PROBLEM REQUIREMENTS - Each line that holds the word "this" counts once; report how many lines do so and nothing else.

RECORD EXTRACTS -

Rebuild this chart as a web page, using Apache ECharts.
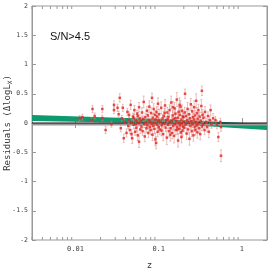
<!DOCTYPE html>
<html><head><meta charset="utf-8">
<script src="https://cdn.jsdelivr.net/npm/echarts@6/dist/echarts.min.js"></script>
<style>html,body{margin:0;padding:0;background:#fff}#c{width:274px;height:273px}</style>
</head><body><div id="c"></div>
<script>
// redshift of each object
const zVals = [
0.0112,0.0121,0.0156,0.016,0.017,0.021,0.021,0.023,0.027,0.029,0.029,0.032,0.034,0.033,0.035,0.037,0.036,0.038,0.041,0.039,
0.042,0.043,0.044,0.045,0.046,0.047,0.048,0.049,0.050,0.051,0.052,0.053,0.054,0.055,0.056,0.057,0.058,0.058,0.059,0.060,0.044,0.047,0.050,0.053,0.056,
0.061,0.062,0.063,0.064,0.065,0.066,0.067,0.068,0.069,0.070,0.071,0.072,0.073,0.074,0.075,0.076,0.077,0.078,0.079,0.080,
0.081,0.082,0.083,0.084,0.085,0.086,0.087,0.088,0.089,0.090,0.091,0.092,0.093,0.094,0.095,0.096,0.097,0.098,0.099,0.100,
0.101,0.103,0.105,0.107,0.109,0.111,0.113,0.115,0.117,0.119,0.121,0.123,0.125,0.127,0.129,0.131,0.133,0.135,0.137,0.139,
0.141,0.143,0.145,0.147,0.149,0.151,0.153,0.155,0.157,0.159,0.161,0.163,0.165,0.167,0.169,0.171,0.173,0.175,0.177,0.179,
0.181,0.183,0.185,0.187,0.189,0.191,0.193,0.195,0.197,0.199,0.108,0.118,0.128,0.138,0.148,0.158,0.168,0.178,0.188,0.198,
0.202,0.205,0.207,0.210,0.213,0.216,0.219,0.222,0.225,0.228,0.231,0.234,0.237,0.240,0.243,0.246,0.249,0.252,0.255,0.258,
0.261,0.264,0.267,0.270,0.273,0.276,0.279,0.282,0.285,0.288,0.291,0.294,0.297,0.300,0.305,0.310,0.315,0.320,0.325,0.330,
0.330,0.335,0.340,0.345,
0.355,0.36,0.37,0.38,0.39,0.40,0.41,0.42,0.43,0.45,0.48,0.50,0.52,0.55,0.56,0.56
];
// residuals Δlog Lx
const residuals = [
0.085,0.10,0.05,0.24,0.12,0.24,0.085,-0.12,-0.02,0.31,0.22,0.26,0.43,0.15,-0.09,0.26,0.08,-0.26,-0.17,0.02,
0.19,-0.05,0.05,-0.12,0.31,0.01,-0.26,0.11,-0.03,0.22,-0.15,0.04,-0.08,0.16,-0.21,0.00,-0.32,0.27,0.08,-0.11,0.14,-0.19,0.09,-0.02,0.12,
0.03,-0.06,0.18,-0.14,0.07,0.36,-0.02,-0.23,0.10,0.01,-0.09,0.21,-0.04,0.13,-0.17,0.05,0.28,-0.07,0.02,-0.12,
0.17,-0.01,0.43,-0.20,0.09,-0.05,0.24,0.00,-0.10,0.14,-0.28,0.06,-0.34,0.19,-0.03,0.11,-0.15,0.33,0.04,-0.07,
0.15,-0.11,0.02,0.26,-0.04,0.08,-0.19,0.12,-0.01,0.30,-0.08,0.05,-0.25,0.18,-0.03,0.10,-0.14,0.22,0.01,-0.09,
0.35,0.04,-0.17,0.13,-0.05,0.07,-0.22,0.25,-0.02,0.16,-0.12,0.03,0.40,-0.07,0.09,-0.30,0.19,0.00,-0.10,0.14,
-0.04,0.28,-0.16,0.06,-0.01,0.21,-0.13,0.11,-0.06,0.02,-0.13,0.17,0.06,-0.20,0.27,0.08,-0.11,0.31,-0.24,0.10,
-0.08,0.18,0.50,-0.03,0.12,-0.18,0.05,0.24,-0.11,0.01,0.15,-0.27,0.08,-0.05,0.32,0.03,-0.14,0.20,-0.02,0.10,
-0.21,0.06,0.27,-0.07,0.13,-0.12,0.02,0.38,-0.04,0.17,-0.16,0.07,-0.01,0.22,-0.09,0.11,-0.19,0.04,0.29,0.55,
-0.06,0.14,-0.03,0.09,
-0.12,0.19,0.02,-0.07,0.12,-0.15,0.05,0.22,-0.02,0.08,0.05,-0.03,-0.24,0.02,-0.07,-0.56
];
// 1-sigma error on the residuals
const errors = [
0.04,0.05,0.04,0.06,0.05,0.06,0.05,0.06,0.05,0.07,0.06,0.06,0.07,0.05,0.06,0.06,0.05,0.07,0.07,0.05,
0.06,0.05,0.07,0.06,0.08,0.05,0.09,0.06,0.07,0.08,0.06,0.05,0.07,0.06,0.09,0.05,0.10,0.08,0.06,0.07,0.05,0.08,0.06,0.07,0.06,
0.07,0.06,0.08,0.07,0.05,0.10,0.06,0.09,0.07,0.05,0.08,0.07,0.06,0.09,0.08,0.06,0.10,0.07,0.05,0.08,
0.09,0.06,0.08,0.10,0.07,0.06,0.09,0.05,0.08,0.07,0.11,0.06,0.10,0.09,0.07,0.06,0.08,0.10,0.05,0.07,
0.08,0.09,0.06,0.10,0.07,0.06,0.11,0.08,0.05,0.10,0.07,0.06,0.12,0.09,0.07,0.06,0.10,0.09,0.05,0.08,
0.11,0.06,0.10,0.08,0.07,0.06,0.12,0.10,0.05,0.09,0.08,0.06,0.12,0.07,0.08,0.11,0.09,0.05,0.08,0.07,
0.06,0.10,0.09,0.07,0.05,0.10,0.08,0.07,0.06,0.05,0.09,0.08,0.06,0.11,0.10,0.07,0.08,0.12,0.10,0.06,
0.07,0.09,0.08,0.06,0.08,0.10,0.05,0.11,0.08,0.06,0.09,0.11,0.07,0.06,0.10,0.05,0.09,0.10,0.06,0.07,
0.10,0.06,0.11,0.07,0.08,0.09,0.05,0.12,0.06,0.09,0.10,0.07,0.05,0.10,0.08,0.07,0.10,0.06,0.11,0.08,
0.07,0.09,0.06,0.08,
0.08,0.09,0.06,0.08,0.07,0.10,0.06,0.09,0.07,0.08,0.06,0.07,0.08,0.06,0.07,0.10
];
// best-fit evolution band (z, lower, upper)
const bandZ = [0.003, 0.1, 2];
const bandLow = [0.035, -0.005, -0.12];
const bandHigh = [0.135, 0.068, -0.015];
// zero reference line
const zeroZ = [0.003, 2];
// log minor tick positions
const minorTickZ = [0.003,0.004,0.005,0.006,0.007,0.008,0.009,0.02,0.03,0.04,0.05,0.06,0.07,0.08,0.09,0.2,0.3,0.4,0.5,0.6,0.7,0.8,0.9];
const yTickLabels = ['-2','-1.5','-1','-0.5','0','0.5','1','1.5','2'];

const chart = echarts.init(document.getElementById('c'), null, {renderer:'canvas'});
const mono = 'DejaVu Sans Mono';
const pts = zVals.map((z,i)=>[z, residuals[i], errors[i]]);

const option = {
  animation:false,
  grid:{left:32, right:7, top:6, bottom:33, show:true, borderColor:'#999', borderWidth:1, containLabel:false, outerBoundsMode:'none'},
  xAxis:[{
    type:'log', logBase:10, min:0.003, max:2,
    name:'z', nameLocation:'middle', nameGap:21, nameMoveOverlap:false,
    nameTextStyle:{fontFamily:mono, fontSize:9, color:'#333'},
    axisLine:{show:true, lineStyle:{color:'#999'}},
    axisTick:{show:true, inside:true, length:5, lineStyle:{color:'#999'}},
    axisLabel:{fontFamily:mono, fontSize:7, color:'#444', margin:6, showMinLabel:false, showMaxLabel:false,
      formatter:v=>{ if (Math.abs(v-0.01)<1e-9) return '0.01'; if (Math.abs(v-0.1)<1e-9) return '0.1'; if (Math.abs(v-1)<1e-9) return '1'; return ''; }},
    splitLine:{show:false}, minorTick:{show:false}
  },{
    type:'log', logBase:10, min:0.003, max:2, position:'top',
    axisLine:{show:true, lineStyle:{color:'#999'}},
    axisTick:{show:true, inside:true, length:5, lineStyle:{color:'#999'}},
    axisLabel:{show:false}, splitLine:{show:false}
  }],
  yAxis:[{
    type:'value', min:-2, max:2, interval:0.5,
    name:'Residuals (ΔlogL{s|X})', nameLocation:'middle', nameGap:19, nameRotate:90, nameMoveOverlap:false,
    nameTextStyle:{fontFamily:mono, fontSize:9, color:'#333', rich:{s:{fontFamily:mono, fontSize:6, color:'#333', padding:[5,0,0,0]}}},
    axisLine:{show:true, lineStyle:{color:'#999'}},
    axisTick:{show:true, inside:true, length:4, lineStyle:{color:'#999'}},
    axisLabel:{fontFamily:mono, fontSize:6.5, color:'#444', margin:4,
      formatter:v=>yTickLabels[Math.round((v+2)/0.5)]},
    splitLine:{show:false}
  },{
    type:'value', min:-2, max:2, interval:0.5, position:'right',
    axisLine:{show:true, lineStyle:{color:'#999'}},
    axisTick:{show:true, inside:true, length:4, lineStyle:{color:'#999'}},
    axisLabel:{show:false}, splitLine:{show:false}
  }],
  graphic:[{type:'text', left:50, top:31, style:{text:'S/N>4.5', font:'11px "Liberation Sans"', fill:'#111'}}],
  series:[
    { // minor log ticks bottom & top
      type:'custom', xAxisIndex:0, yAxisIndex:0, silent:true, z:1,
      data: minorTickZ.map(z=>[z]),
      renderItem:(params, api)=>{
        const xb = api.coord([api.value(0), -2]);
        const xt = api.coord([api.value(0), 2]);
        return {type:'group', children:[
          {type:'line', shape:{x1:xb[0], y1:xb[1], x2:xb[0], y2:xb[1]-3}, style:{stroke:'#999', lineWidth:1}},
          {type:'line', shape:{x1:xt[0], y1:xt[1], x2:xt[0], y2:xt[1]+3}, style:{stroke:'#999', lineWidth:1}}
        ]};
      }
    },
    { // green band
      type:'custom', silent:true, z:2,
      data:[[0]],
      renderItem:(params, api)=>{
        const top = bandZ.map((z,i)=>api.coord([z, bandHigh[i]]));
        const bot = bandZ.map((z,i)=>api.coord([z, bandLow[i]])).reverse();
        return {type:'polygon', shape:{points: top.concat(bot)}, style:{fill:'#0e9a6e'}};
      }
    },
    {type:'line', data:zeroZ.map(z=>[z,-0.028]), symbol:'none', silent:true, z:3,
      lineStyle:{color:'#9a9a9a', width:1.6}},
    {type:'line', data:zeroZ.map(z=>[z,0]), symbol:'none', silent:true, z:4,
      lineStyle:{color:'#111', width:1}},
    { // error bars
      type:'custom', silent:true, z:5,
      data: pts,
      renderItem:(params, api)=>{
        const z = api.value(0), v = api.value(1), e = api.value(2);
        const hi = api.coord([z, v+e]), lo = api.coord([z, v-e]);
        const c = 'rgba(215,130,130,0.5)';
        return {type:'group', children:[
          {type:'line', shape:{x1:hi[0], y1:hi[1], x2:lo[0], y2:lo[1]}, style:{stroke:c, lineWidth:1}},
          {type:'line', shape:{x1:hi[0]-1, y1:hi[1], x2:hi[0]+1, y2:hi[1]}, style:{stroke:c, lineWidth:1}},
          {type:'line', shape:{x1:lo[0]-1, y1:lo[1], x2:lo[0]+1, y2:lo[1]}, style:{stroke:c, lineWidth:1}}
        ]};
      }
    },
    {type:'scatter', data:pts.map(p=>[p[0],p[1]]), symbol:'rect', symbolSize:2.5, z:6,
      itemStyle:{color:'#e3241b'}}
  ]
};
chart.setOption(option);
</script></body></html>
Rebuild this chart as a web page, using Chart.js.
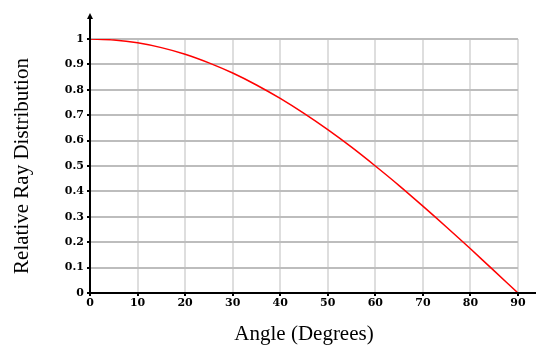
<!DOCTYPE html>
<html>
<head>
<meta charset="utf-8">
<script src="https://cdn.jsdelivr.net/npm/chart.js@4"></script>
<style>
  html, body { margin: 0; padding: 0; background: #fff; }
  #wrap { width: 536px; height: 347px; }
</style>
</head>
<body>
<div id="wrap"><canvas id="rayChart" width="536" height="347"></canvas></div>
<script>
// angle in degrees
const angles = [0, 5, 10, 15, 20, 25, 30, 35, 40, 45, 50, 55, 60, 65, 70, 75, 80, 85, 90];
const rayDistribution = [1, 0.996, 0.985, 0.966, 0.94, 0.906, 0.866, 0.819, 0.766, 0.707,
    0.643, 0.574, 0.5, 0.423, 0.342, 0.259, 0.174, 0.087, 0];
const xTicks = [0, 10, 20, 30, 40, 50, 60, 70, 80, 90];
const yTicks = [0, 0.1, 0.2, 0.3, 0.4, 0.5, 0.6, 0.7, 0.8, 0.9, 1];

const serif = '"Liberation Serif", "DejaVu Serif", serif';
const tickFont = '"DejaVu Serif", serif';

// black axes: y axis runs past the top with an arrow, x axis runs to the edge
const axesPlugin = {
    id: 'axes',
    afterDraw(chart) {
        const { ctx, chartArea, width } = chart;
        const x0 = chart.scales.x.getPixelForValue(0);
        const y0 = chart.scales.y.getPixelForValue(0);
        ctx.save();
        ctx.strokeStyle = '#000';
        ctx.fillStyle = '#000';
        ctx.lineWidth = 2;
        ctx.beginPath();
        ctx.moveTo(x0, y0);
        ctx.lineTo(x0, chartArea.top - 22);
        ctx.moveTo(x0 - 1, y0);
        ctx.lineTo(width, y0);
        ctx.stroke();
        ctx.beginPath();
        ctx.moveTo(x0, chartArea.top - 26);
        ctx.lineTo(x0 - 3, chartArea.top - 20);
        ctx.lineTo(x0 + 3, chartArea.top - 20);
        ctx.closePath();
        ctx.fill();
        ctx.restore();
    }
};

new Chart(document.getElementById('rayChart'), {
    type: 'line',
    data: {
        datasets: [{
            data: angles.map((a, i) => ({ x: a, y: rayDistribution[i] })),
            borderColor: '#ff0000',
            borderWidth: 1.5,
            pointRadius: 0,
            tension: 0.3,
            fill: false
        }]
    },
    options: {
        responsive: false,
        animation: false,
        layout: { padding: { top: 39, right: 18, left: 0, bottom: 0 } },
        plugins: {
            legend: { display: false },
            tooltip: { enabled: false }
        },
        scales: {
            x: {
                type: 'linear',
                min: 0,
                max: 90,
                afterFit: (s) => { s.height = 54; },
                afterBuildTicks: (s) => { s.ticks = xTicks.map(v => ({ value: v })); },
                border: { display: false },
                grid: { color: '#dedede', lineWidth: 2, tickLength: 3, tickColor: '#000' },
                ticks: {
                    color: '#000',
                    padding: 1,
                    maxRotation: 0,
                    font: { family: tickFont, size: 11, weight: 'bold' }
                },
                title: {
                    display: true,
                    text: 'Angle (Degrees)',
                    color: '#000',
                    padding: { top: 0, bottom: 0 },
                    font: { family: serif, size: 21 }
                }
            },
            y: {
                min: 0,
                max: 1,
                afterFit: (s) => { s.width = 90; },
                afterBuildTicks: (s) => { s.ticks = yTicks.map(v => ({ value: v })); },
                border: { display: false },
                grid: { color: '#bdbdbd', lineWidth: 2, tickLength: 3, tickColor: '#000' },
                ticks: {
                    color: '#000',
                    padding: 3,
                    font: { family: tickFont, size: 11, weight: 'bold' },
                    callback: (v) => String(v)
                },
                title: {
                    display: true,
                    text: 'Relative Ray Distribution',
                    color: '#000',
                    padding: { top: 10, bottom: 0 },
                    font: { family: serif, size: 21 }
                }
            }
        }
    },
    plugins: [axesPlugin]
});
</script>
</body>
</html>
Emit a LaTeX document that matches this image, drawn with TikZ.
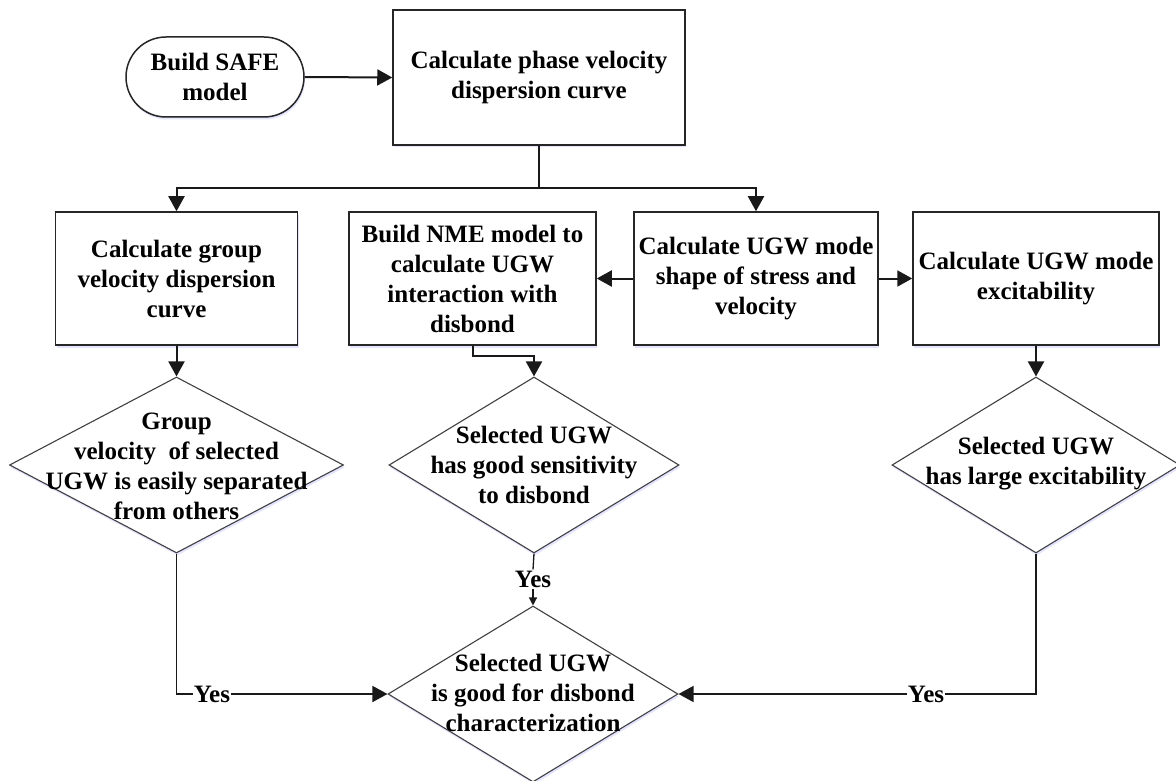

CORRECT ANSWER - 3